Перспективы для наступления Керенского против немецкого фронта и теперь едва ли лучше, чем прежде. Хотя и переведены на запад хорошие немецкие дивизионы, но и оставшихся достаточно, чтобы выдержать русский удар. Этот натиск не будет длительным штурмом, как в 1917 году. Для этого у противника нет сил. Многочисленные русские проповедники свободы проходят, грабя, в тылу армии или направляются на родину. И хорошие элементы покидают фронт, озабоченные, ввиду угрожающей внутренней политической катастрофы, участью своих близких и своего имущества.

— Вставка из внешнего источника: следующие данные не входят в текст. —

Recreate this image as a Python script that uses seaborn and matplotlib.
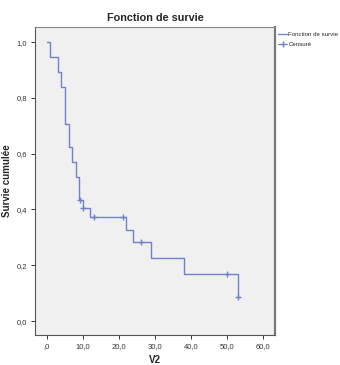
import pandas as pd
import matplotlib
matplotlib.use("Agg")
import matplotlib.pyplot as plt
import seaborn as sns
from matplotlib.lines import Line2D

# --- Data (Kaplan-Meier steps) ---
step_times = [0, 1, 3, 4, 5, 6, 7, 8, 9, 10, 12, 22, 24, 29, 38, 53]
step_surv = [1.0, 0.946, 0.892, 0.839, 0.706, 0.624, 0.569, 0.515, 0.434, 0.406,
             0.372, 0.326, 0.282, 0.225, 0.170, 0.085]
censor_times = [9.3, 10, 13, 21, 26, 50, 53]
censor_surv = [0.434, 0.406, 0.372, 0.372, 0.282, 0.170, 0.085]

x_ticks = [0, 10, 20, 30, 40, 50, 60]
x_labels = [",0", "10,0", "20,0", "30,0", "40,0", "50,0", "60,0"]
y_ticks = [0.0, 0.2, 0.4, 0.6, 0.8, 1.0]
y_labels = ["0,0", "0,2", "0,4", "0,6", "0,8", "1,0"]

LINE_COLOR = "#6f82cc"

sns.set_style("white")
plt.rcParams['font.family'] = ['Liberation Sans', 'DejaVu Sans']

steps = pd.DataFrame({"V2": step_times, "survie": step_surv})
censored = pd.DataFrame({"V2": censor_times, "survie": censor_surv})

fig = plt.figure(figsize=(3.4, 3.65), dpi=100)
ax = fig.add_axes([35 / 340, 1 - 335 / 365, 240 / 340, 308 / 365])
ax.set_facecolor("#f0f0f0")

sns.lineplot(data=steps, x="V2", y="survie", ax=ax, estimator=None,
             drawstyle="steps-post", color=LINE_COLOR, linewidth=1.0)
sns.scatterplot(data=censored, x="V2", y="survie", ax=ax, marker="+",
                color=LINE_COLOR, s=22, linewidth=1.0)

ax.set_xlim(-3.3, 63.3)
ax.set_ylim(-0.05, 1.054)
ax.set_xticks(x_ticks)
ax.set_xticklabels(x_labels)
ax.set_yticks(y_ticks)
ax.set_yticklabels(y_labels)
ax.tick_params(axis="both", direction="out", length=3, width=0.7,
               labelsize=5.5, colors="#333333", pad=2.5, left=True, bottom=True)

for side, sp in ax.spines.items():
    sp.set_color("#555555")
    sp.set_linewidth(0.8)
ax.spines["right"].set_color("#777777")
ax.spines["right"].set_linewidth(1.6)
ax.spines["top"].set_color("#888888")

ax.set_title("Fonction de survie", fontsize=7.8, fontweight="bold", pad=4)
ax.set_xlabel("V2", fontsize=7, fontweight="bold")
ax.set_ylabel("Survie cumulée", fontsize=7, fontweight="bold")
ax.xaxis.set_label_coords(0.5, -0.064)
ax.yaxis.set_label_coords(-0.096, 0.5)

handles = [Line2D([0], [0], color=LINE_COLOR, linewidth=1.0, drawstyle="steps-mid"),
           Line2D([0], [0], color=LINE_COLOR, marker="+", linestyle="-",
                  linewidth=0.8, markersize=5)]
ax.legend(handles, ["Fonction de survie", "Censuré"], loc="upper left",
          bbox_to_anchor=(1.0, 0.995), frameon=False, fontsize=4.4,
          handlelength=1.5, handletextpad=0.2, borderaxespad=0.1,
          labelspacing=0.8)

fig.savefig("out.png", dpi=100)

Очень серьезным является положение на австро-венгерском фронте. Можно опасаться, что там и теперь, как в 1916 году, русский натиск будет направлен на слабые места. Более чем вероятно, что Керенский осведомлен об них так же, как и мы. Уже весной один представитель союзных сил нарисовал нам очень серьезную картину тамошних условий. Его общее впечатление, что «большинство австрийско-славянских войск теперь окажет еще меньше сопротивления, чем в 1916 году», потому что они, как и русские войска, подверглись политическому разложению.
Те же сведения перебежчиков были положены в основу и военного плана Керенского, а именно: местные наступления против немцев, чтобы связать их, массовый удар против австрийцев. Так и случилось.
У Риги, Двинска и Сморгони русские нападают на немецкие позиции и отбрасываются немцами. Стена в Галиции не колеблется только там, где австро-венгерские войска соединены с немецкими. Наоборот, австро-славянская стена у Станиславова падает при первом наступлении Керенского. Но войска Керенского — это не войска Брусилова. Только год прошел со времени последнего наступления, но это был год тяжелых потерь и глубокого разложения русской армии. Поэтому русское наступление у Станиславова, несмотря на благоприятные перспективы, удается не вполне.